Particulars of the indictable offence had alleged that Alli, between November 2010 and June 29, 2011, at Red Dragon, procured a woman to become a common prostitute.
Thrown out
Similar charges against Brazilian national Maria Mascimento were also thrown out in the same court.
Mascimento, 39, of Lot 33 Cummings Street, Alberttown, in Georgetown, too, had faced five charges on September 6, 2011 and was on $1M bail. She was charged with recruiting five different women, at Club Copa Cabana, to become common prostitutes.
Prosecutor Telford had called three witnesses and attempted to have a caution statement attributed to the accused admitted as testimony.

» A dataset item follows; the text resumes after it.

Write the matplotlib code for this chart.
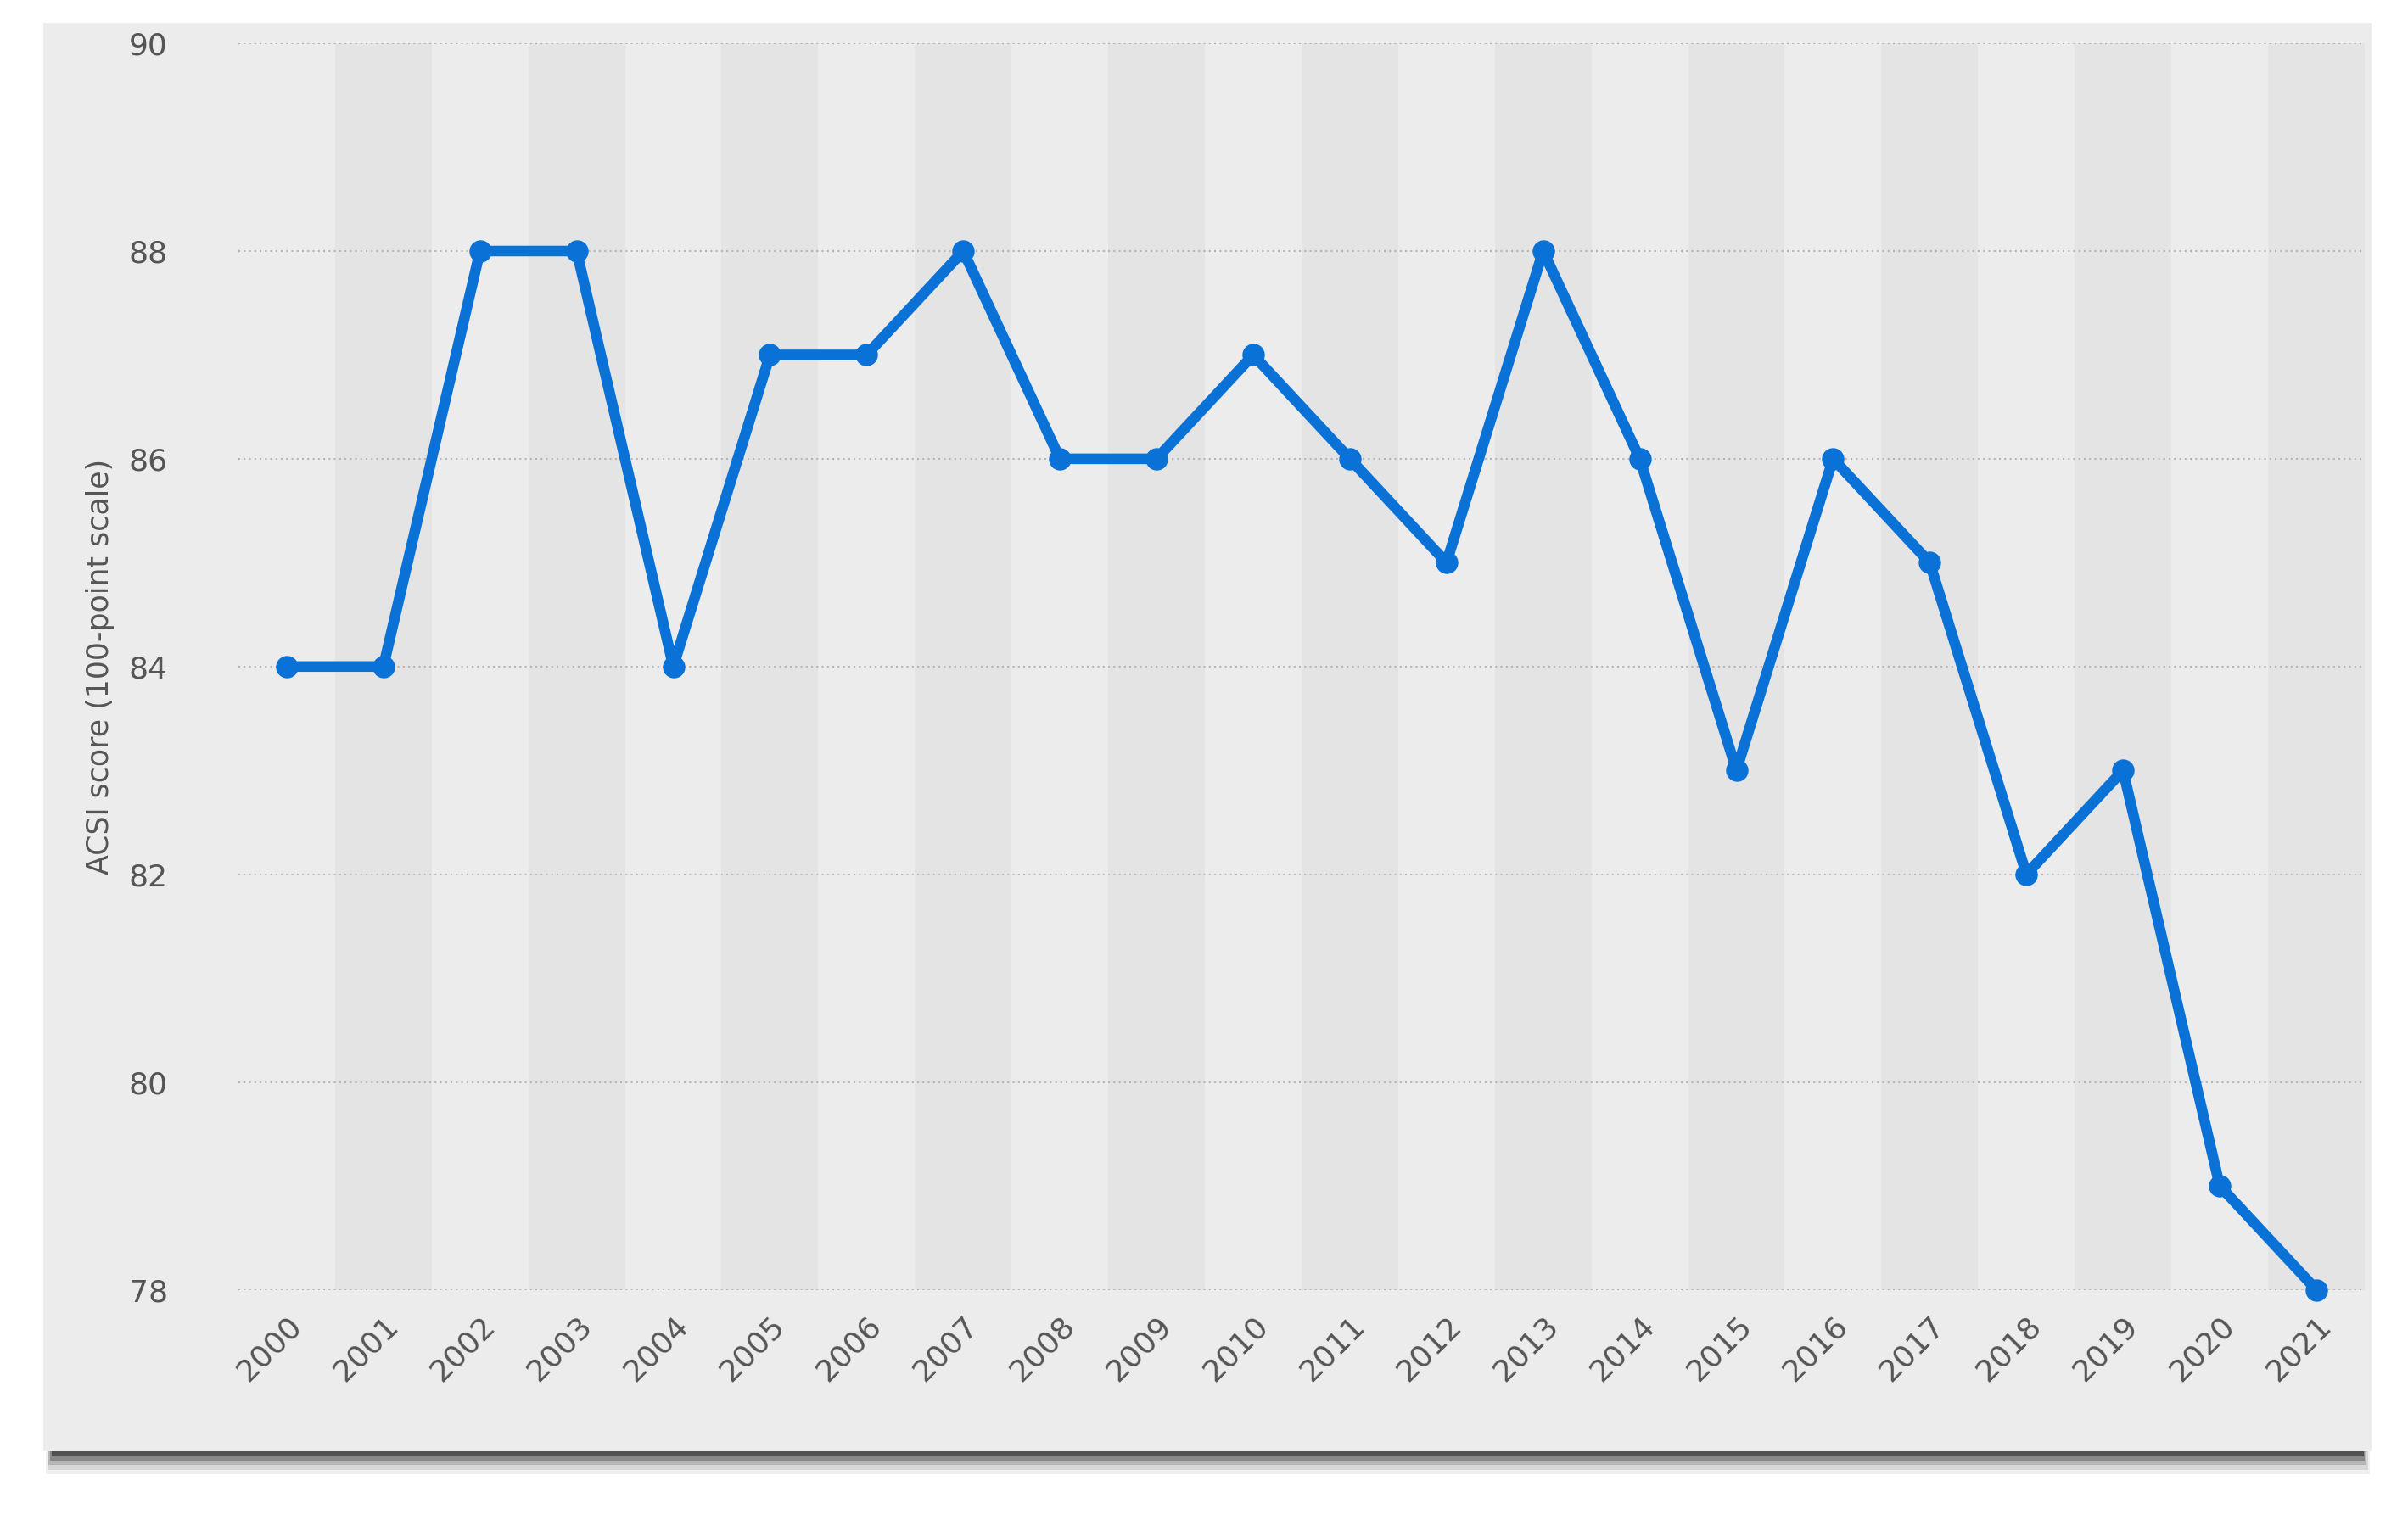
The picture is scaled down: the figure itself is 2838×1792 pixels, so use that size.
import matplotlib
matplotlib.use("Agg")
import matplotlib.pyplot as plt
from matplotlib.patches import Rectangle

years = [str(y) for y in range(2000, 2022)]
scores = [84, 84, 88, 88, 84, 87, 87, 88, 86, 86, 87, 86, 85, 88, 86, 83, 86, 85, 82, 83, 79, 78]
yticks = [78, 80, 82, 84, 86, 88, 90]

fig = plt.figure(figsize=(28.38, 17.92), dpi=100)
fig.patch.set_facecolor("white")
# shadow below the panel
for i, a in enumerate([0.06, 0.1, 0.15, 0.25, 0.4]):
    d = (5 - i) * 0.003
    fig.patches.append(Rectangle((0.018 + 0.004 - d*0.2, 0.045 - d), 0.967 - 0.008 + d*0.4, 0.5,
                                 transform=fig.transFigure, facecolor="black", alpha=a,
                                 edgecolor="none", zorder=-3))
fig.patches.append(Rectangle((0.018, 0.045), 0.967, 0.94, transform=fig.transFigure,
                             facecolor="#ececec", edgecolor="none", zorder=-2))

ax = fig.add_axes([0.099, 0.1515, 0.883, 0.82])
ax.set_zorder(2)
ax.set_facecolor("none")
x = list(range(len(years)))
for i in x:
    if i % 2 == 1:
        ax.axvspan(i - 0.5, i + 0.5, color="#e4e4e4", zorder=0, lw=0)
for t in yticks:
    ax.axhline(t, color="#b5b5b5", ls=(0, (1, 2)), lw=1.5, zorder=1)
ax.plot(x, scores, color="#0a72d6", lw=9, marker="o", ms=18, zorder=3, clip_on=False)
ax.set_xlim(-0.5, 21.5)
ax.set_ylim(78, 90)
ax.set_yticks(yticks)
ax.set_xticks(x)
ax.set_xticklabels(years, rotation=45, ha="right", rotation_mode="anchor")
ax.tick_params(length=0, labelsize=26, labelcolor="#555555", pad=18)
ax.tick_params(axis="y", pad=60)
for s in ax.spines.values():
    s.set_visible(False)
ax.set_ylabel("ACSI score (100-point scale)", fontsize=25, color="#555555", labelpad=12)
fig.savefig("out.png", dpi=100)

However, the magistrate rejected the testament on the ground that there was no nexus, explaining that the prosecutor should have produced, as a witness, the interpreter who wrote the document in Portuguese.
Defence counsel Arun Gajraj contended that the attestation was not free and voluntary and Nascimento did not sign because of her dissatisfaction with it.
The prosecutor maintained that the statement was given freely and voluntarily but, after hearing arguments from both sides, the magistrate ruled in favour of the defence and dismissed all the charges, declaring that the evidence led did not satisfy the court.